The Craven County Board of Education voted unanimously on March 20 to authorize an upset-bid sale procedure for two parcels in Bridgeton that the board previously declared surplus.
Board members adopted a resolution that accepts an initial $200,000 cash offer from a buyer identified in the resolution as Dave Vincent and directs the superintendent to publish notice and accept upset bids under the applicable North Carolina statute. The resolution sets a 60-day closing once a final high bid is accepted and requires a 5% deposit from the initial offer and from any qualifying upset bid.
The resolution, read into the record by board staff, describes the upset-bid mechanics: interested bidders have 10 days after publication of notice to submit sealed competitive offers; a qualifying higher bid must increase the existing offer by at least 10% of the first $1,000 of the offer and 5% of the remainder, and must be accompanied by a 5% deposit. The board also reserved the right to withdraw the property from sale or reject bids before final acceptance.
Board member Stacy presented the resolution and the board entertained a motion “to accept the resolution as presented by Ms. Stacy.” A motion and second were recorded and the roll-call vote was unanimous: Jennifer Dacey, Amy Davis, Darlene Gibbs, Lee Kirkman, Lauren Kitsinger, Patty Mason and Lori Spies all voted yes.
Why this matters: the upset-bid process preserves the board’s ability to obtain the highest lawful offer for district-owned surplus property while complying with North Carolina statute. The resolution specifies procedural requirements — deposit, upset-bid thresholds, public notice and a 60‑day closing for the final accepted offer.
What the resolution specifies:
- Initial offer: $200,000 cash (buyer: Dave Vincent).
- Initial deposit: 5% of the offer due within five business days of the offer being received by the superintendent.
- Upset-bid period: 10 days after the public notice.

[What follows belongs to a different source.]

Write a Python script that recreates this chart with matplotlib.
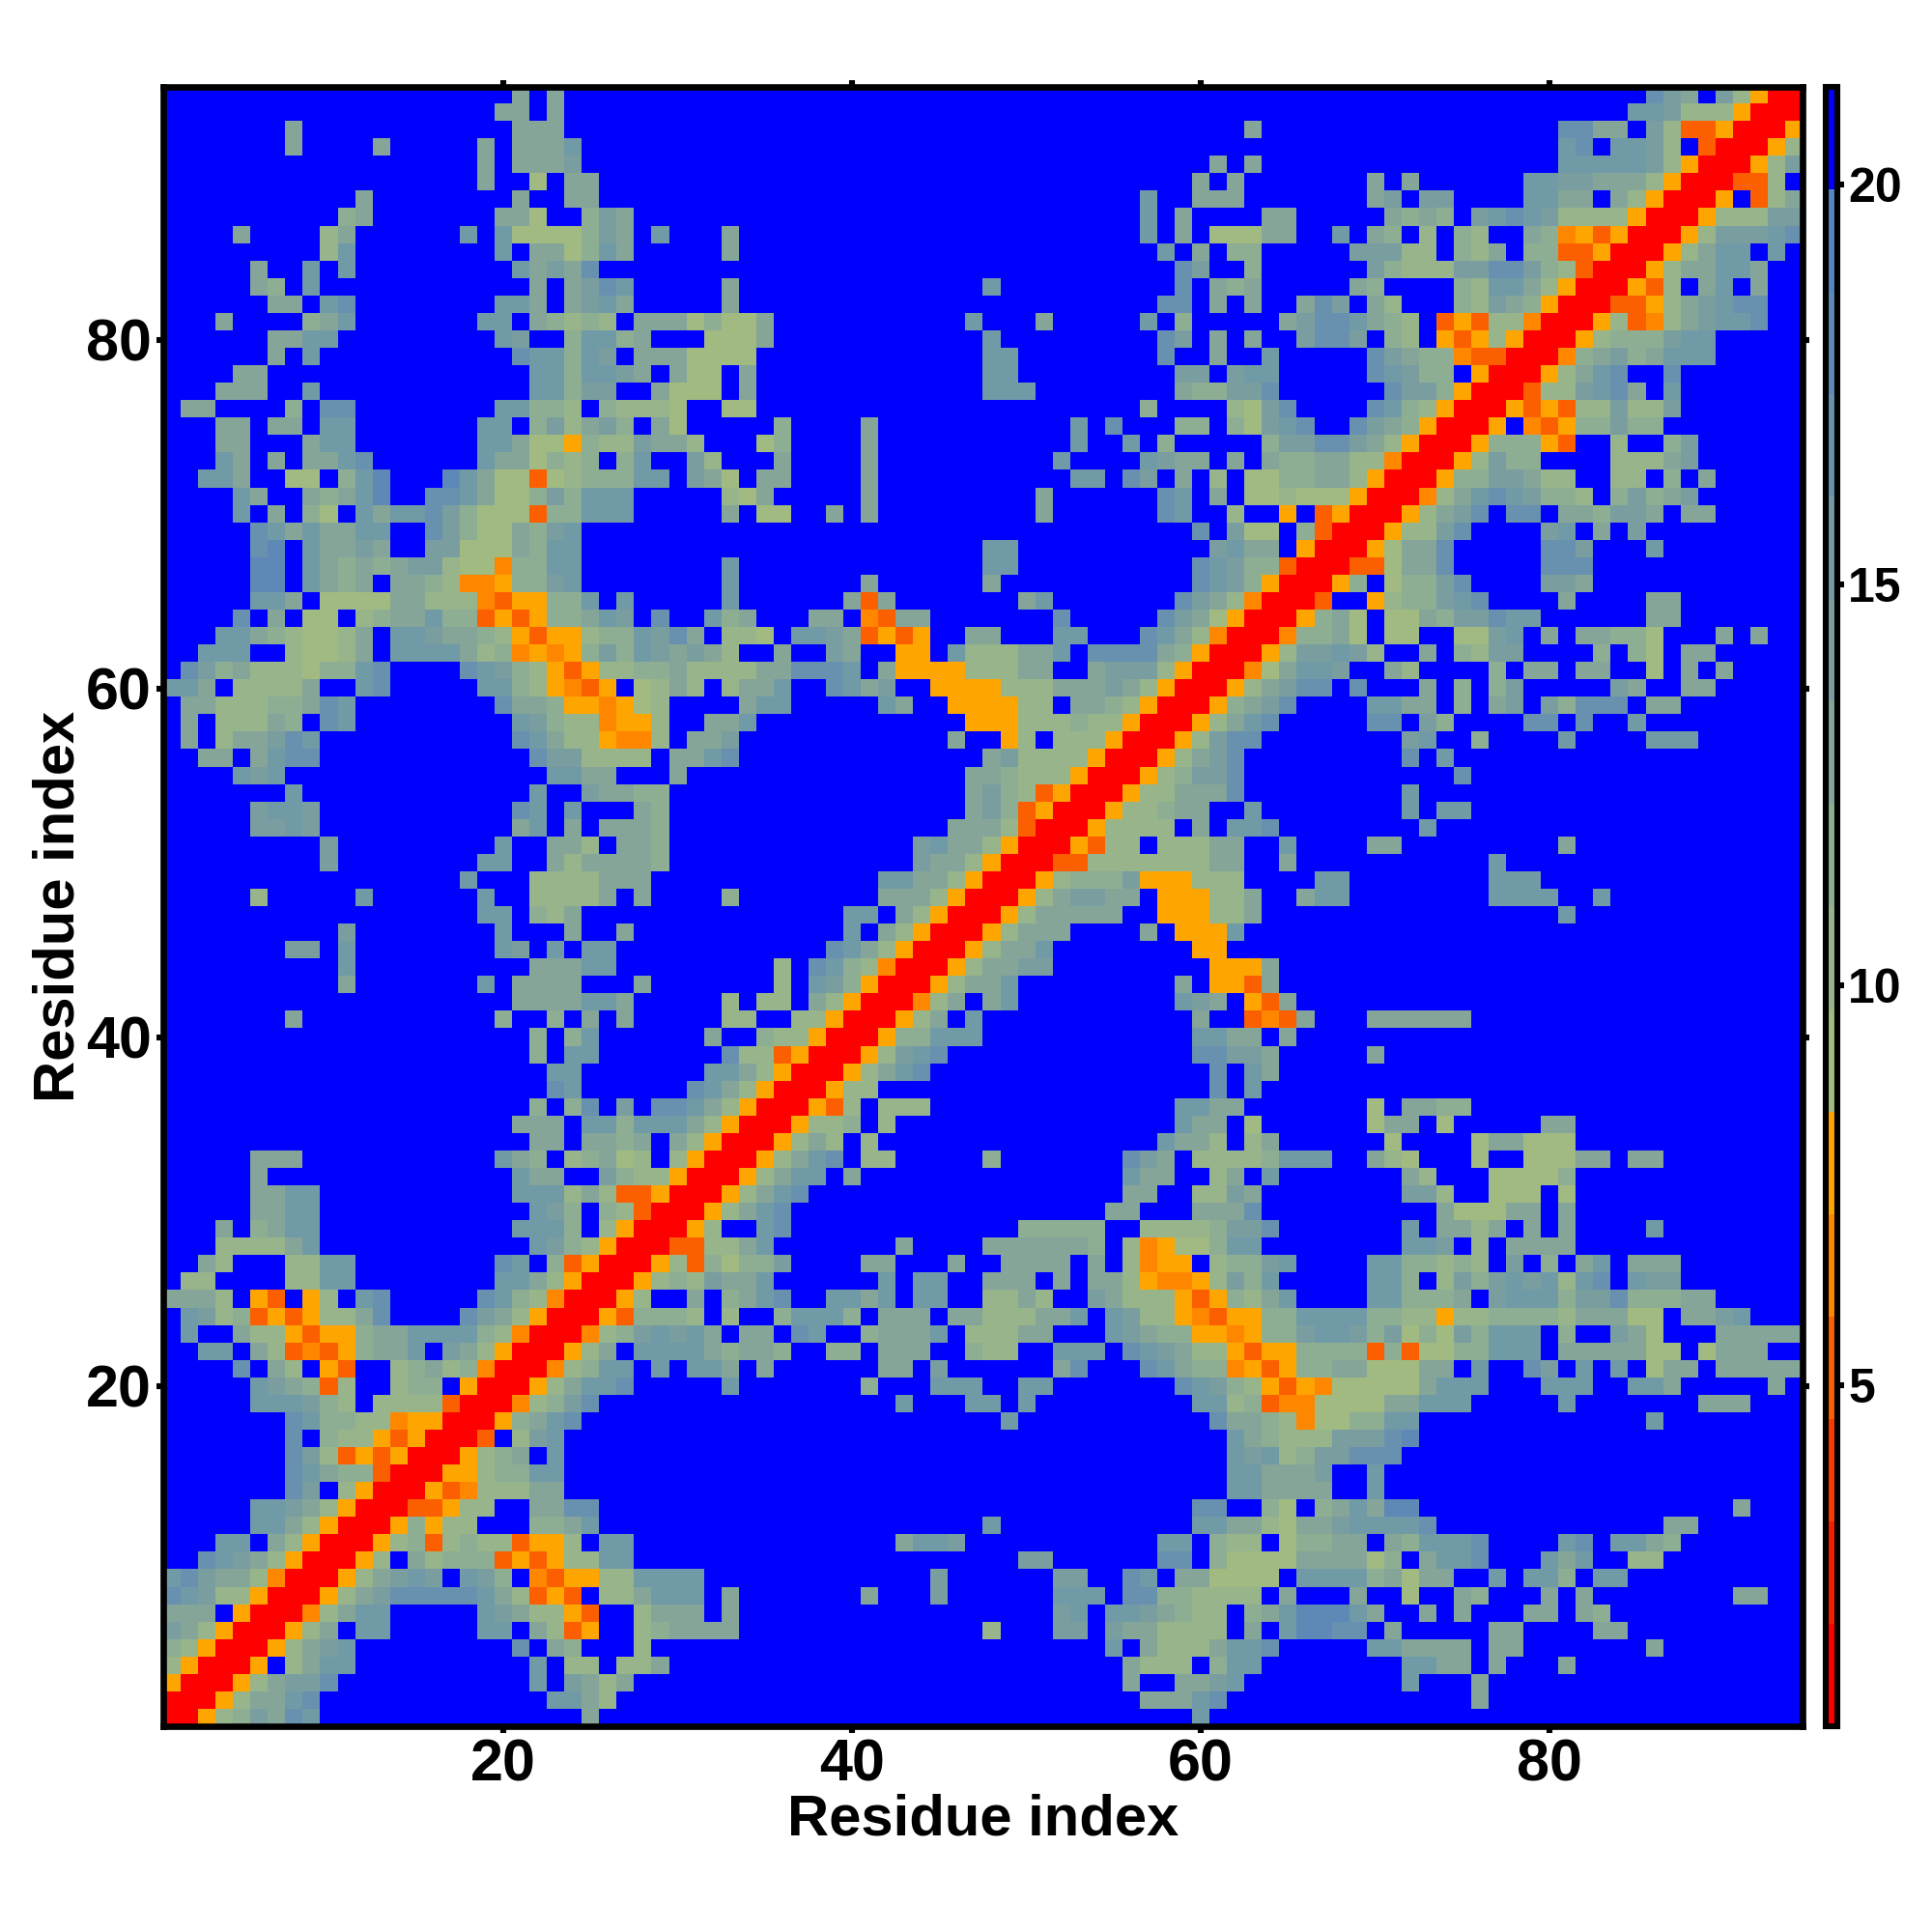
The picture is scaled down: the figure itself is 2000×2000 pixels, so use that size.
import numpy as np
import matplotlib
matplotlib.use("Agg")
import matplotlib.pyplot as plt
from matplotlib.colors import ListedColormap, BoundaryNorm
from matplotlib.cm import ScalarMappable

plt.rcParams['font.family'] = ['Liberation Sans', 'DejaVu Sans']
plt.rcParams['font.weight'] = 'bold'

n_res = 94

# distance bins of the colour key
bin_low = 0.74
bin_width = 1.28
n_bins = 16
bin_codes = "0123456789abcdef"

# upper triangle of the map, one string per residue, "first residue:bin codes"
# "." = no contact (top bin), everything not listed is also top bin
map_rows = [
    "1:00578a9cb 25:9 60:b",
    "2:005799bc 23:bb97 57:999bc 76:9",
    "3:00579aac 22:b 24:a979 56:9 59:99ab 72:b 76:9",
    "4:005.79bb 22:b 24:77 27:779 56:9777 61:8bb 72:bb99 77:9 81:9",
    "5:00579ab 21:c 23:98 28:7 55:b 57:9777 61:9bbc 70:bb 72:9999 77:99 86:9",
    "6:00579.bb 19:bb 22:9735 28:789999 48:7 52:aa 55:a997777 63:9 65:bddcc 71:9 77:99 83:99",
    "7:00479bb 19:ba97753 28:7999 33:9 52:ab 55:bba9877 63:8 64:9bdddb9 73:9 75:9 79:99 82:98",
    "8:00579acccccb97353 26:779bbb 33:9 41:9 45:a 52:bbb 56:cc887777 65:9 69:9 72:6 75:98 80:9 82:9 91:99",
    "9:00579aba.ba8.435577bbbb 45:a 52:aa 56:cb 59:996666 66:bbbb89699 77:b 79:bb8 83:bb",
    "10:0057.97888353577bb 50:aa 58:cc.86666 66:999968.9bbc 80:b9b 85:77",
    "11:00578378773557.bb 43:9bba 58:bb.877 65:68899 71:98bbbc 81:bc 84:bb98",
    "12:0058577...889b 48:b 60:bb997699abbbbc 87:99",
    "13:0033577..99cc 60:cc 64:86.89b9dd 91:9",
    "14:0053477799 62:bb9999 70:b",
    "15:0055788bb 62:bb999a 70:b",
    "16:005789.b 62:bab78aaccc",
    "17:003.7ab 62:b98777aaacd",
    "18:00589bc 49:b 61:c998746688bb 86:b",
    "19:00478ac 43:b 47:bb 50:b 60:bb78344666699bbb 81:b 89:999",
    "20:00579bbc 33:b 41:8 45:bbb 50:bb 59:cba875354666669bbb 80:bbb 85:bb9 93:9",
    "21:00478bb.b.bb9 35:9 42:99 45:a 52:9c 57:cb9884535889966699.b 79:ca 82:b 84:b 86:699 90:99999",
    "22:00579.bbbb98998 39:88 42:999 47:877 52:bbb 56:cba977535588883836688bbb 81:9999966 89:6999",
    "23:00478abab9.99.cb 41:8999b 47:77799 55:ba988554588abba8a686a8bbb 81:8 84:a96 90:99999",
    "24:00538887.7..8bbb8 42:999 46:9977799 53:b 55:ba775435588bbbb88775778888799966 88:99ab",
    "25:0057..9.89bc 39:bb9b 44:bb 48:7797 54:a9777535879b 70:bb8889.abbb8aac88899",
    "26:005787a99b 42:b 44:bb 48:999 52:9 54:99754457a8b 70:bb8.7a8abab7bc 85:baa",
    "27:005738688a 41:99 46:9 49:9999 54:9 56:7455.788ab 70:bb88787.a.8.9b.999",
    "28:0033779b 43:9 48:9999998 56:745668bb 72:bba.7.9999",
    "29:0057..bc 50:88888 57:77778aac 72:b 74:9979.9.9 86:b",
    "30:00579bc 55:99 60:999c 74:966699.9",
    "31:00579bc 56:99 60:77a9 72:aa7 77:666.6",
    "32:00579bb.9 56:b99 61:79.b 72:97 77:66668",
    "33:00579bc.77 48:8 56:ca9 60:77778bbb 70:976 76:6 79:66699 85:99",
    "34:005797.7 58:b997.79 71:6 76:699666",
    "35:005778.7 59:b99 63:6 70:699 74:6 80:99",
    "36:00537.777 59:bb99 70:6 72:9988",
    "37:00577 61:c 63:b",
    "38:00579bc 61:c 63:b9",
    "39:0057abc 60:ccaa9 70:9",
    "40:00588bbb 60:bb99.9",
    "41:00579.b 60:9 63:3439 70:999999",
    "42:00479.9b 59:ba9.539",
    "43:005799b 59:9 61:5539",
    "44:005799aa 61:5559",
    "45:005799b 60:55",
    "46:0057999 57:9 59:555b",
    "47:005799999 58:555779 81:b",
    "48:00579aa99 58:555779 66:9bb 77:bbbb 83:b",
    "49:0057888a555777 67:bb 77:bbb",
    "50:0033777777799 65:9 77:b",
    "51:005377.77799 65:b 70:99 81:9",
    "52:0057777.9.bbc 73:b",
    "53:00577899..b 72:b 74:bb",
    "54:00577999c 72:b",
    "55:00578aac 75:c",
    "56:00579ac 72:c 74:b",
    "57:0057acc 72:ab 76:8 81:b 86:bbb",
    "58:00579bc 70:cc.a8 79:cc.c 85:b",
    "59:00589ac 70:bb99 75:8 77:9a 80:a8ccc 86:99",
    "60:00579acc.c 73:9 75:8 77:8a 84:a9 88:99",
    "61:00469bba 71:97 77:8 79:99 82:99 86:6 88:9 90:9",
    "62:0057aaba7 73:9 75:87aa 83:8 85:86 88:99",
    "63:0048896.66 75:66ab 80:9 82:9988 86:6 90:9 92:9",
    "64:005896.6698aacbb 86:99",
    "65:003..5788abc 81:9 86:99",
    "66:0058.688ac 80:aa9",
    "67:0033699c 80:ccc",
    "68:005699c 80:cca 86:b",
    "69:00577ac 80:ab 83:9 85:a",
    "70:00579ac 78:cc 81:998aa9 88:99",
    "71:00479bcba887 84:8a89a",
    "72:00588aa977 84:77 87:8 89:9",
    "73:0057a88 84:7779a",
    "74:00588853 84:7 87:8a",
    "75:005.43588a88",
    "76:00535377a77a",
    "77:00377abc9.b",
    "78:00579bc..c",
    "79:00489a89bbb",
    "80:0057888abb",
    "81:00573479abbc",
    "82:0033579abcc",
    "83:00537.9b.9",
    "84:005799bb9",
    "85:00579bb.b",
    "86:0057aaabc",
    "87:005777aa",
    "88:005.379",
    "89:00337",
    "90:0057a",
    "91:0057",
    "92:005",
    "93:00",
    "94:0",
]

bin_colors = ["#ff0000", "#f51e00", "#f83c00", "#fb5f00", "#ff8700", "#ffa500",
              "#a0ba82", "#97b48b", "#8eae94", "#84a598", "#7a9ea0", "#719aa7",
              "#6890af", "#5e89b6", "#5585bd", "#0000ff"]
x_ticks = [20, 40, 60, 80]
key_ticks = [5, 10, 15, 20]

edges = bin_low + bin_width * np.arange(n_bins + 1)
centres = (edges[:-1] + edges[1:]) / 2

# fill the map, all no contact to start with, then mirror across the diagonal
dist = np.full((n_res, n_res), centres[-1])
for row in map_rows:
    for token in row.split():
        start, codes = token.split(":")
        start = int(start)
        i = int(row.split(":")[0]) - 1
        for k, c in enumerate(codes):
            if c != ".":
                j = start - 1 + k
                dist[i, j] = centres[bin_codes.index(c)]
                dist[j, i] = dist[i, j]

cmap = ListedColormap(bin_colors)
norm = BoundaryNorm(edges, cmap.N)

fig = plt.figure(figsize=(10, 10), dpi=200)
ax = fig.add_axes([169 / 2000, 1 - 1787 / 2000, 1697 / 2000, 1697 / 2000])
ax.imshow(dist, origin="lower", cmap=cmap, norm=norm, aspect="auto",
          interpolation="nearest", extent=(0.5, n_res + 0.5, 0.5, n_res + 0.5))

ax.set_xticks(x_ticks)
ax.set_yticks(x_ticks)
ax.tick_params(axis="both", which="major", length=2.5, width=2.2, labelsize=22,
               top=True, right=True, pad=2)
for s in ax.spines.values():
    s.set_linewidth(2.4)
ax.set_xlabel("Residue index", fontsize=21.5, fontweight="bold", labelpad=0)
ax.set_ylabel("Residue index", fontsize=21.5, fontweight="bold", labelpad=0)

# colour key
cax = fig.add_axes([1889.5 / 2000, 1 - 1787 / 2000, 12.5 / 2000, 1697 / 2000])
cb = fig.colorbar(ScalarMappable(norm=norm, cmap=cmap), cax=cax,
                  spacing="proportional", ticks=key_ticks)
cb.outline.set_linewidth(2.2)
cb.ax.minorticks_off()
cb.ax.tick_params(length=2.5, width=2.2, labelsize=18, pad=1.5)

fig.savefig("out.png", dpi=200)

- Qualifying-bid increment: at least 10% of the first $1,000 and 5% of the remainder of the prior offer.
- Closing: the board must approve the final high offer and the buyer pays cash at closing within 60 days of board approval.
The board passed the resolution by roll-call vote and authorized district officials to execute instruments necessary to convey the property if no qualifying upset bids are received.